Chris’ presentation will be followed by a Q&A session hosted by Prof. Stuart Phinn and joined by Dr Mitchell Lyons.
Dr Chris Roelfsema – Chris is Senior Research Fellow (Coastal and Marine), School of Earth and Environmental Sciences, University of Queensland. His research interests are monitoring ecosystem health of coral reefs and seagrass habitats, integrating field and remote sensing image datasets, calibrating and validating remotely sensed imagery in coastal environments, and the developing cost-effective benthic habitat mapping approaches. A number of projects he has worked on are used as standard practice in a number of resource management agencies and research institutes around the world. Chris is currently the principle investigator on two major coral reef habitat mapping projects: 1) mapping geomorphic zonation, bottom type and predicted coral type habitat over the Great Barrier Reef; and 2) mapping all coral reefs globally and developing a monitoring system, in partnership with Paul G. Allen Philanthropies; Planet; the Arizona State University and the National Geographic Society.

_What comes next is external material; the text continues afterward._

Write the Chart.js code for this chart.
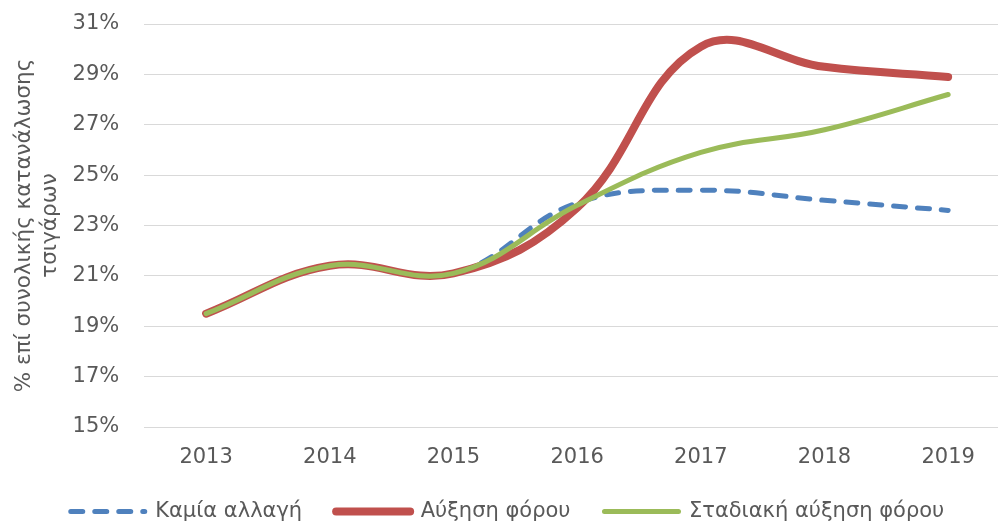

Prof Stuart Phinn – Prof Stuart Phinn’s research interests are in measuring and monitoring environmental changes using earth observation data and publishing/sharing ecosystem data.

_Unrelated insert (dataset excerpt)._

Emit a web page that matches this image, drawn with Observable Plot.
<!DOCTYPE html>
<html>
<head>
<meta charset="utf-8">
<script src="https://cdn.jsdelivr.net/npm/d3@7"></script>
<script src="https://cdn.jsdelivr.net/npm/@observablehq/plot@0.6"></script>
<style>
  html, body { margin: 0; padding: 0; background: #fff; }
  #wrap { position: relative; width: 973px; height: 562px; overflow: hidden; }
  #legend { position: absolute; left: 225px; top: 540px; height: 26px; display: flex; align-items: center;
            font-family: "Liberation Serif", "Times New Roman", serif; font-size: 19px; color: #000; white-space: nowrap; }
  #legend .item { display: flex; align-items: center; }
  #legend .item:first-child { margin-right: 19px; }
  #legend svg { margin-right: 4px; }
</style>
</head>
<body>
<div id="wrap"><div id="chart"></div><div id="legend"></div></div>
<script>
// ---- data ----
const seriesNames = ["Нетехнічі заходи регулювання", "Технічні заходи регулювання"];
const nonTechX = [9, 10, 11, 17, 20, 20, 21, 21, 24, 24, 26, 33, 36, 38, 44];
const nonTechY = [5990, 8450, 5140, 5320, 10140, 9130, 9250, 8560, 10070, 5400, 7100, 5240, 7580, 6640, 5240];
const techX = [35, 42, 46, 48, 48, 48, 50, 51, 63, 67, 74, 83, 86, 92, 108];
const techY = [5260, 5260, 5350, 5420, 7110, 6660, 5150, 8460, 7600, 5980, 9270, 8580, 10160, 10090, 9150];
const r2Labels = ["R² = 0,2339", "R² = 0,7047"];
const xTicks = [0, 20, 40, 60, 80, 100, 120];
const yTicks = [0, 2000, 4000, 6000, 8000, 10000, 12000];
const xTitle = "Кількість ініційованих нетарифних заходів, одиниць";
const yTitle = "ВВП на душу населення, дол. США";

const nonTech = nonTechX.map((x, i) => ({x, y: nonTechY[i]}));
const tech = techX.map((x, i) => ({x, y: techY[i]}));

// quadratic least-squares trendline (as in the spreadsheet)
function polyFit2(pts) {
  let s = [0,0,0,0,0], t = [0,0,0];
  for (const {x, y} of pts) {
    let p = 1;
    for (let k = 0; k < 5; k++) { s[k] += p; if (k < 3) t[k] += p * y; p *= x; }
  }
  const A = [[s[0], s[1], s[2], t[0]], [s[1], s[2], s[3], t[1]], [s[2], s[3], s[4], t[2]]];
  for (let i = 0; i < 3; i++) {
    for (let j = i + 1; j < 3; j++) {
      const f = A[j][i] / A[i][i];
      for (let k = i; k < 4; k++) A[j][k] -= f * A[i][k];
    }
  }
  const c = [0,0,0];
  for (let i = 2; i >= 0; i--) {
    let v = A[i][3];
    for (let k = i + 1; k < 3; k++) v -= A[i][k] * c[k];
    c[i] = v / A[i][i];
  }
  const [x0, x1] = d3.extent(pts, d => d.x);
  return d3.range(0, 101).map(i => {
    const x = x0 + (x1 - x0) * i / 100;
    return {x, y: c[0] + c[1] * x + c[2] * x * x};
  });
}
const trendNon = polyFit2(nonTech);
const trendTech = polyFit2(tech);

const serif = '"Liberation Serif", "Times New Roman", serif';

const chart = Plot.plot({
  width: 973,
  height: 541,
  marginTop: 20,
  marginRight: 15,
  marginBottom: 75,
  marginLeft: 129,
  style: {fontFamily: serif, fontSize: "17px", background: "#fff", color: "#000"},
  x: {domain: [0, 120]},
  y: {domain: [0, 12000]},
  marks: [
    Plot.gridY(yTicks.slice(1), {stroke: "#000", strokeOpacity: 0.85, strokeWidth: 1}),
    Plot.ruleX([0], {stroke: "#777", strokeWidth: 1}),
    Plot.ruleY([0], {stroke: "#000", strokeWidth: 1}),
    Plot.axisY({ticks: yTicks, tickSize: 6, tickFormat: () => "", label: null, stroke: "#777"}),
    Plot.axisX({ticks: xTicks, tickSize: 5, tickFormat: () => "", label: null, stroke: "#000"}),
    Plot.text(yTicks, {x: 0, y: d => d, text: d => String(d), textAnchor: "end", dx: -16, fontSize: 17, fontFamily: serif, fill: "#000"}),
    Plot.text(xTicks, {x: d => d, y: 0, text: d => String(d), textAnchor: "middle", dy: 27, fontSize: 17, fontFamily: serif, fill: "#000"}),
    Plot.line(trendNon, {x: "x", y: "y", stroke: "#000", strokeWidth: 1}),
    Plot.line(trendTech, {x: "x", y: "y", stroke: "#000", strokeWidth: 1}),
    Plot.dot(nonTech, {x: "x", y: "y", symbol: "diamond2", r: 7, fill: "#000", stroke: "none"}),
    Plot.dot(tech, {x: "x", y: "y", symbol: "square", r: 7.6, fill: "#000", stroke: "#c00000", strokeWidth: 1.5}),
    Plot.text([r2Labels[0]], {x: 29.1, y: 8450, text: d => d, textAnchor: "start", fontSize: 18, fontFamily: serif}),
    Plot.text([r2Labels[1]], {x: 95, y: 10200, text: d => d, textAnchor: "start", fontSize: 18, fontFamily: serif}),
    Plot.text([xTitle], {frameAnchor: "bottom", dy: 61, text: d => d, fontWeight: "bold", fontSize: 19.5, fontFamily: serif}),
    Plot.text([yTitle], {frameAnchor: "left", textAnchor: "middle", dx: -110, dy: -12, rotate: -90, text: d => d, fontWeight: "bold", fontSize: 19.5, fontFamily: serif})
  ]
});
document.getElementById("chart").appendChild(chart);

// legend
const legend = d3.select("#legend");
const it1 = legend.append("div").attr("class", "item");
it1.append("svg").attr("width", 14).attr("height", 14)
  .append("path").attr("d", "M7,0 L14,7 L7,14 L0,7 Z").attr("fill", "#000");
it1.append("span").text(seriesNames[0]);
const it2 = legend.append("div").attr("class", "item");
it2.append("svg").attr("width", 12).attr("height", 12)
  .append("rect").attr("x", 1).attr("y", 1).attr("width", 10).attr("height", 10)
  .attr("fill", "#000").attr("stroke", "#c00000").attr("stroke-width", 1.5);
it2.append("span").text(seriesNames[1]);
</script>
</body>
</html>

Stuart is the Chair of the Committee that produced the Australian Earth Observation Community Plan – 2026. He is also a professor of Geography at the University of Queensland where he teaches remote sensing and directs the Remote Sensing Research Centre. The majority of his work uses images collected from satellite and aircraft, in combination with field measurements, to map and monitor the Earth’s environments and how they are changing over time.
Dr Mitchell Lyons – is a postdoc in the Remote Sensing Research Centre, University of Queensland. His research can be described as a mixture of Ecology, Geography and Statistics. Mitchell finished his PhD in 2013, at the University of Queensland, which focused on developing new remote sensing methods for long term monitoring and change detection in terrestrial and marine ecosystems. Mitchell then moved to UNSW and shifted focus to the application of modern statistical and modelling approaches for large scale vegetation classification and mapping problems, with a side interest in drone-acquired image data. He also teaches some remote sensing, as well as programming and statistics. Mitchell’s current focus is working on the Allen Coral Atlas global coral reef mapping project, where his primary activities include developing object-based (cloud-based, on the Google Earth Engine) classification and mapping algorithms and accuracy assessment.